Koeien
Men melkt een koe door de bek, zo luidt een spreekwoord. De betekenis ervan is eenvoudig: Wat een koe te eten krijgt, bepaalt de melkopbrengst. De hoeveelheid en kwaliteit eten is bepalend voor de hoeveelheid en kwaliteit melk die een koe geeft. Hoe meer en beter het eten, des te meer en beter de melk. Een waarheid als een koe. Toch?
Toch is dit niet het enige wat de melkopbrengst bepaalt, zo blijkt uit onderzoek van de universiteit van Newcastle. De twee onderzoekers, Catherine Douglas en Peter Rowlinson, deden vorig jaar onderzoek onder ruim 500 boeren. En wat blijkt? Boeren die hun koeien een eigen naam geven, hebben een hogere melkopbrengst dan koeien zonder naam. Het is verschil is zelfs aanzienlijk. Wel 280 liter per jaar!De conclusie van dit onderzoek lijkt vrij simpel. Een boer die meer melk wil produceren moet zijn koeien een eigen naam geven, zoals Bertha en Clara en hen daarmee vervolgens aanspreken. En als we het breder trekken: geef vee en huisdieren een naam en spreek ze daarmee consequent aan en u zult zien dat ze ”het beter doen”.
En als we het nog breder trekken: mensen aanspreken met hun naam vergroot hun tevredenheid en loyaliteit. Dus wilt u meer tevreden klanten, spreek hen steeds aan met hun naam. Wilt u meer tevreden en harder werkende medewerkers, spreek hen steeds aan met hun naam. En wilt u bijvoorbeeld een grotere betrokkenheid van leden binnen uw vereniging of ouders van leerlingen op school, spreek hen steeds aan met hun naam.
Maar is het wel zo simpel? Helaas, of misschien zelfs gelukkig, is dit niet zo simpel. Het aanspreken met een eigen naam is namelijk niet de oorzaak van, als we weer teruggaan naar de koeien, een hogere melkproductie, maar het gevolg van de manier waarop een boer zijn vee behandelt. Wat de onderzoekers vonden was dat koeien meer melk gingen produceren wanneer de boer de individualiteit van hun koeien benadrukte, hun een persoonlijke behandeling gaf, persoonlijk contact met hen had, hen aaide, verzorgde en anderszins vertroetelde. Hierdoor wordt het welzijn van de koe verbeterd en ook zijn beeld van mensen. De koe raakt gelukkiger en meer ontspannen, waardoor de melkproductie verbetert.

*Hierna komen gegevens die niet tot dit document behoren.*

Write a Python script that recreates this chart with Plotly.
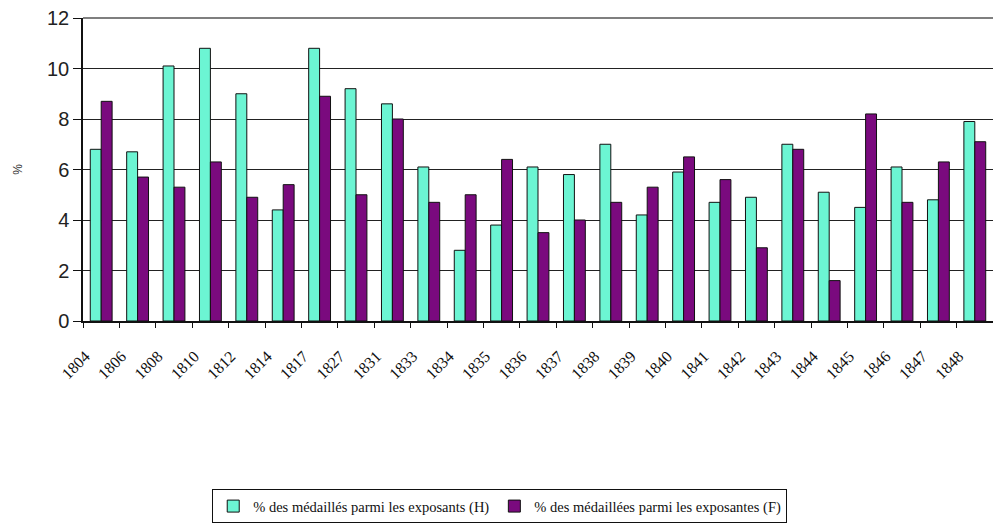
import plotly.graph_objects as go

# Exhibition years (categories)
years = ["1804", "1806", "1808", "1810", "1812", "1814", "1817", "1827", "1831",
         "1833", "1834", "1835", "1836", "1837", "1838", "1839", "1840", "1841",
         "1842", "1843", "1844", "1845", "1846", "1847", "1848"]

# % of medal winners among male exhibitors
hommes = [6.8, 6.7, 10.1, 10.8, 9.0, 4.4, 10.8, 9.2, 8.6,
          6.1, 2.8, 3.8, 6.1, 5.8, 7.0, 4.2, 5.9, 4.7,
          4.9, 7.0, 5.1, 4.5, 6.1, 4.8, 7.9]

# % of medal winners among female exhibitors
femmes = [8.7, 5.7, 5.3, 6.3, 4.9, 5.4, 8.9, 5.0, 8.0,
          4.7, 5.0, 6.4, 3.5, 4.0, 4.7, 5.3, 6.5, 5.6,
          2.9, 6.8, 1.6, 8.2, 4.7, 6.3, 7.1]

y_ticks = [0, 2, 4, 6, 8, 10, 12]

label_h = "% des médaillés parmi les exposants (H)"
label_f = "% des médaillées parmi les exposantes (F)"

fig = go.Figure()
fig.add_trace(go.Bar(
    x=years, y=hommes, name=label_h,
    marker=dict(color="#6CF5D3", line=dict(color="#111111", width=1)),
))
fig.add_trace(go.Bar(
    x=years, y=femmes, name=label_f,
    marker=dict(color="#7A0A7E", line=dict(color="#111111", width=1)),
))

# top border of the plotting area (gridline at the highest tick)
fig.add_shape(
    type="line", xref="paper", yref="paper",
    x0=0, x1=1, y0=1, y1=1,
    line=dict(color="#555555", width=1.3), layer="below",
)

fig.update_layout(
    width=993, height=529,
    margin=dict(l=83, r=0, t=18, b=208),
    paper_bgcolor="white", plot_bgcolor="white",
    barmode="group", bargap=0.4, bargroupgap=0,
    showlegend=True,
    legend=dict(
        orientation="h",
        x=0.142, y=-0.555, xanchor="left", yanchor="top",
        font=dict(family="Liberation Serif", size=14.5, color="#111111"),
        bordercolor="#111111", borderwidth=1,
        itemwidth=30, tracegroupgap=0,
    ),
    font=dict(family="Liberation Sans", color="#222222"),
)

fig.update_xaxes(
    type="category",
    showline=True, linecolor="#111111", linewidth=1.5,
    ticks="outside", tickson="boundaries", ticklen=5, tickcolor="#111111",
    tickangle=-45,
    tickfont=dict(family="Liberation Serif", size=16, color="#111111"),
    ticklabelshift=-16, ticklabelstandoff=18,
    showgrid=False,
)

fig.update_yaxes(
    range=[0, 12], tickvals=y_ticks,
    showline=True, linecolor="#111111", linewidth=1.5,
    ticks="outside", ticklen=8, tickcolor="#111111",
    tickfont=dict(family="Liberation Sans", size=20, color="#222222"),
    showgrid=True, gridcolor="#222222", gridwidth=1.3,
    zeroline=False,
    title=dict(text="%", font=dict(family="Liberation Sans", size=12, color="#333333"),
               standoff=22),
)

fig.write_html("out.html")
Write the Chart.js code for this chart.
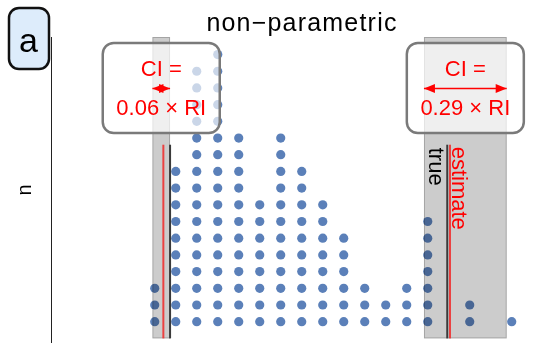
<!DOCTYPE html>
<html>
<head>
<meta charset="utf-8">
<script src="https://cdn.jsdelivr.net/npm/chart.js@4/dist/chart.umd.min.js"></script>
<style>
  html, body { margin: 0; padding: 0; background: #ffffff; }
  #wrap { width: 543px; height: 343px; }
</style>
</head>
<body>
<div id="wrap"><canvas id="c" width="543" height="343"></canvas></div>
<script>
// Histogram bins (bin centres, in bin-width units) and the number of observations in each
const binCenters = [0, 1, 2, 3, 4, 5, 6, 7, 8, 9, 10, 11, 12, 13, 14, 15, 16, 17];
const counts     = [3, 10, 16, 17, 12, 8, 12, 10, 8, 6, 3, 2, 3, 7, 0, 2, 0, 1];

// Confidence intervals of the lower and upper reference limits
const ciLow  = [-0.11, 12.82];
const ciHigh = [0.73, 16.76];

// True and estimated reference limits (lower, upper)
const trueLimits      = [0.73, 13.93];
const estimatedLimits = [0.41, 14.06];
const limitLineTop = 11.6;

const titleText  = 'non\u2212parametric';
const panelLabel = 'a';
const yTitle     = 'n';

const FONT = '"Liberation Sans", Arial, Helvetica, sans-serif';
const DOT_COLOR = '#5b80b9';

// one dot per observation, stacked in its bin
const dots = [];
binCenters.forEach((x, i) => {
  for (let k = 1; k <= counts[i]; k++) dots.push({ x: x, y: k });
});

const riWidth = estimatedLimits[1] - estimatedLimits[0];
const ciRatio = ciLow.map((lo, i) => ((ciHigh[i] - lo) / riWidth).toFixed(2));

function roundRect(ctx, x, y, w, h, r) {
  ctx.beginPath();
  ctx.moveTo(x + r, y);
  ctx.lineTo(x + w - r, y);
  ctx.arcTo(x + w, y, x + w, y + r, r);
  ctx.lineTo(x + w, y + h - r);
  ctx.arcTo(x + w, y + h, x + w - r, y + h, r);
  ctx.lineTo(x + r, y + h);
  ctx.arcTo(x, y + h, x, y + h - r, r);
  ctx.lineTo(x, y + r);
  ctx.arcTo(x, y, x + r, y, r);
  ctx.closePath();
}

function doubleArrow(ctx, x1, x2, y, head, half) {
  ctx.beginPath();
  ctx.moveTo(x1, y);
  ctx.lineTo(x2, y);
  ctx.stroke();
  ctx.beginPath();
  ctx.moveTo(x1, y);
  ctx.lineTo(x1 + head, y - half);
  ctx.lineTo(x1 + head, y + half);
  ctx.closePath();
  ctx.fill();
  ctx.beginPath();
  ctx.moveTo(x2, y);
  ctx.lineTo(x2 - head, y - half);
  ctx.lineTo(x2 - head, y + half);
  ctx.closePath();
  ctx.fill();
}

const overlay = {
  id: 'overlay',
  afterDatasetsDraw(chart) {
    const { ctx, chartArea } = chart;
    const xs = chart.scales.x, ys = chart.scales.y;
    const yBase = ys.getPixelForValue(0);
    const yLineTop = ys.getPixelForValue(limitLineTop);

    ctx.save();
    // shaded confidence-interval bands
    ciLow.forEach((lo, i) => {
      const x1 = xs.getPixelForValue(lo);
      const x2 = xs.getPixelForValue(ciHigh[i]);
      ctx.fillStyle = 'rgba(0,0,0,0.2)';
      ctx.fillRect(x1, chartArea.top, x2 - x1, yBase - chartArea.top);
      ctx.strokeStyle = 'rgba(0,0,0,0.2)';
      ctx.lineWidth = 1;
      ctx.strokeRect(x1 + 0.5, chartArea.top + 0.5, x2 - x1 - 1, yBase - chartArea.top - 1);
    });

    // true limits (dark) and estimated limits (red)
    ctx.lineWidth = 2;
    trueLimits.forEach(v => {
      const x = xs.getPixelForValue(v);
      ctx.strokeStyle = '#3a3a3a';
      ctx.beginPath(); ctx.moveTo(x, yLineTop); ctx.lineTo(x, yBase); ctx.stroke();
    });
    estimatedLimits.forEach(v => {
      const x = xs.getPixelForValue(v);
      ctx.strokeStyle = 'rgba(240,40,40,0.85)';
      ctx.beginPath(); ctx.moveTo(x, yLineTop); ctx.lineTo(x, yBase); ctx.stroke();
    });

    // vertical labels next to the upper limits
    ctx.font = '22px ' + FONT;
    ctx.textAlign = 'left';
    ctx.textBaseline = 'alphabetic';
    const xt = xs.getPixelForValue(trueLimits[1]);
    ctx.save();
    ctx.translate(xt - 18, yLineTop + 3);
    ctx.rotate(Math.PI / 2);
    ctx.fillStyle = '#000000';
    ctx.fillText('true', 0, 0);
    ctx.restore();
    const xe = xs.getPixelForValue(estimatedLimits[1]);
    ctx.save();
    ctx.translate(xe + 2, yLineTop + 2);
    ctx.rotate(Math.PI / 2);
    ctx.fillStyle = '#ff0000';
    ctx.fillText('estimate', 0, 0);
    ctx.restore();

    // call-out boxes with the CI width relative to the reference interval
    const boxW = 117, boxTop = 43, boxH = 90;
    ciLow.forEach((lo, i) => {
      const x1 = xs.getPixelForValue(lo);
      const x2 = xs.getPixelForValue(ciHigh[i]);
      const cx = (x1 + x2) / 2;
      roundRect(ctx, cx - boxW / 2, boxTop, boxW, boxH, 11);
      ctx.fillStyle = 'rgba(255,255,255,0.68)';
      ctx.fill();
      ctx.strokeStyle = '#7a7a7a';
      ctx.lineWidth = 2.5;
      ctx.stroke();

      ctx.fillStyle = '#ff0000';
      ctx.strokeStyle = '#ff0000';
      ctx.font = '22px ' + FONT;
      ctx.textAlign = 'center';
      ctx.textBaseline = 'alphabetic';
      ctx.fillText('CI =', cx, 76);
      ctx.fillText(ciRatio[i] + ' \u00d7 RI', cx, 115);
      ctx.lineWidth = 1.5;
      doubleArrow(ctx, x1, x2, 88.5, 11, 4.5);
    });
    ctx.restore();
  },
  afterDraw(chart) {
    const { ctx } = chart;
    ctx.save();
    // chart title
    ctx.font = '25px ' + FONT;
    ctx.fillStyle = '#000000';
    ctx.textAlign = 'center';
    ctx.textBaseline = 'alphabetic';
    ctx.letterSpacing = '1.2px';
    ctx.fillText(titleText, 302, 31);
    ctx.letterSpacing = '0px';

    // panel label
    roundRect(ctx, 9, 8, 40, 61, 10);
    ctx.fillStyle = '#ddecfb';
    ctx.fill();
    ctx.strokeStyle = '#111111';
    ctx.lineWidth = 2.5;
    ctx.stroke();
    ctx.fillStyle = '#000000';
    ctx.font = '34px ' + FONT;
    ctx.fillText(panelLabel, 28.5, 51.5);
    ctx.restore();
  }
};

new Chart(document.getElementById('c'), {
  type: 'scatter',
  data: {
    datasets: [{
      data: dots,
      backgroundColor: DOT_COLOR,
      borderWidth: 0,
      pointRadius: 4.6,
      pointHoverRadius: 4.6
    }]
  },
  options: {
    responsive: false,
    animation: false,
    devicePixelRatio: 1,
    layout: { autoPadding: false, padding: { left: 0, right: 13, top: 37, bottom: 0 } },
    plugins: {
      legend: { display: false },
      tooltip: { enabled: false },
      title: { display: false }
    },
    scales: {
      x: { type: 'linear', display: false, min: -4.94, max: 17.87 },
      y: {
        type: 'linear',
        position: 'left',
        min: -0.275,
        max: 18.05,
        grid: { display: false, drawTicks: false },
        ticks: { display: false },
        border: { display: true, color: '#222222', width: 1 },
        title: {
          display: true,
          text: yTitle,
          color: '#000000',
          font: { family: FONT, size: 20 },
          padding: { top: 13, bottom: 14 }
        }
      }
    }
  },
  plugins: [overlay]
});
</script>
</body>
</html>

Boeren die hun koeien een eigen naam geven, geven daarmee uiting aan de zorg en liefde voor hun dieren. Maar omgekeerd geldt niet dat door hun dieren een naam te geven deze zorg en liefde gelijk wordt inbegrepen. Een boer die denkt zijn melkproductie te verhogen door even snel zijn koeien een naam te geven, zal nul op zijn rekest krijgen. Er verandert immers niets in zijn aandacht voor de dieren.
Deze les kunnen we breder trekken. Het geluk en welzijn van mensen, of het nu gaat om klanten, patiënten, collega’s of bijvoorbeeld leerlingen, is niet te vergroten door hen bij naam te noemen. Het gaat om de zorg en liefde die zij ontvangen.
Deze zorg en liefde dienen daarbij intrinsiek te zijn. Niet om er uiteindelijk zelf beter van te worden, maar omdat er om de ander wordt gegeven. Dat wie goed doet, goed ontmoet, is dan mooi meegenomen, maar geen doel. Want dan zou de ander toch slechts een instrument zijn om de eigen doelen te realiseren. Juist daarom spreekt de Bijbel over hartelijke, ongeveinsde liefde ten opzichte van elkaar.
Nog één keer terug naar de veehouderij. Het onderzoek toonde aan dat twee derde van de deelnemende boeren al een persoonlijke, warme band heeft met elk dier van zijn veestapel. Als we kijken naar de verharding in de samenleving en de klantonvriendelijkheid van menig bedrijf, dan valt er nog veel te leren van deze boerenliefde. Zoals een geïnterviewde boer zei: „De beesten zijn niet alleen ons vee, maar maken ook deel uit van de familie.”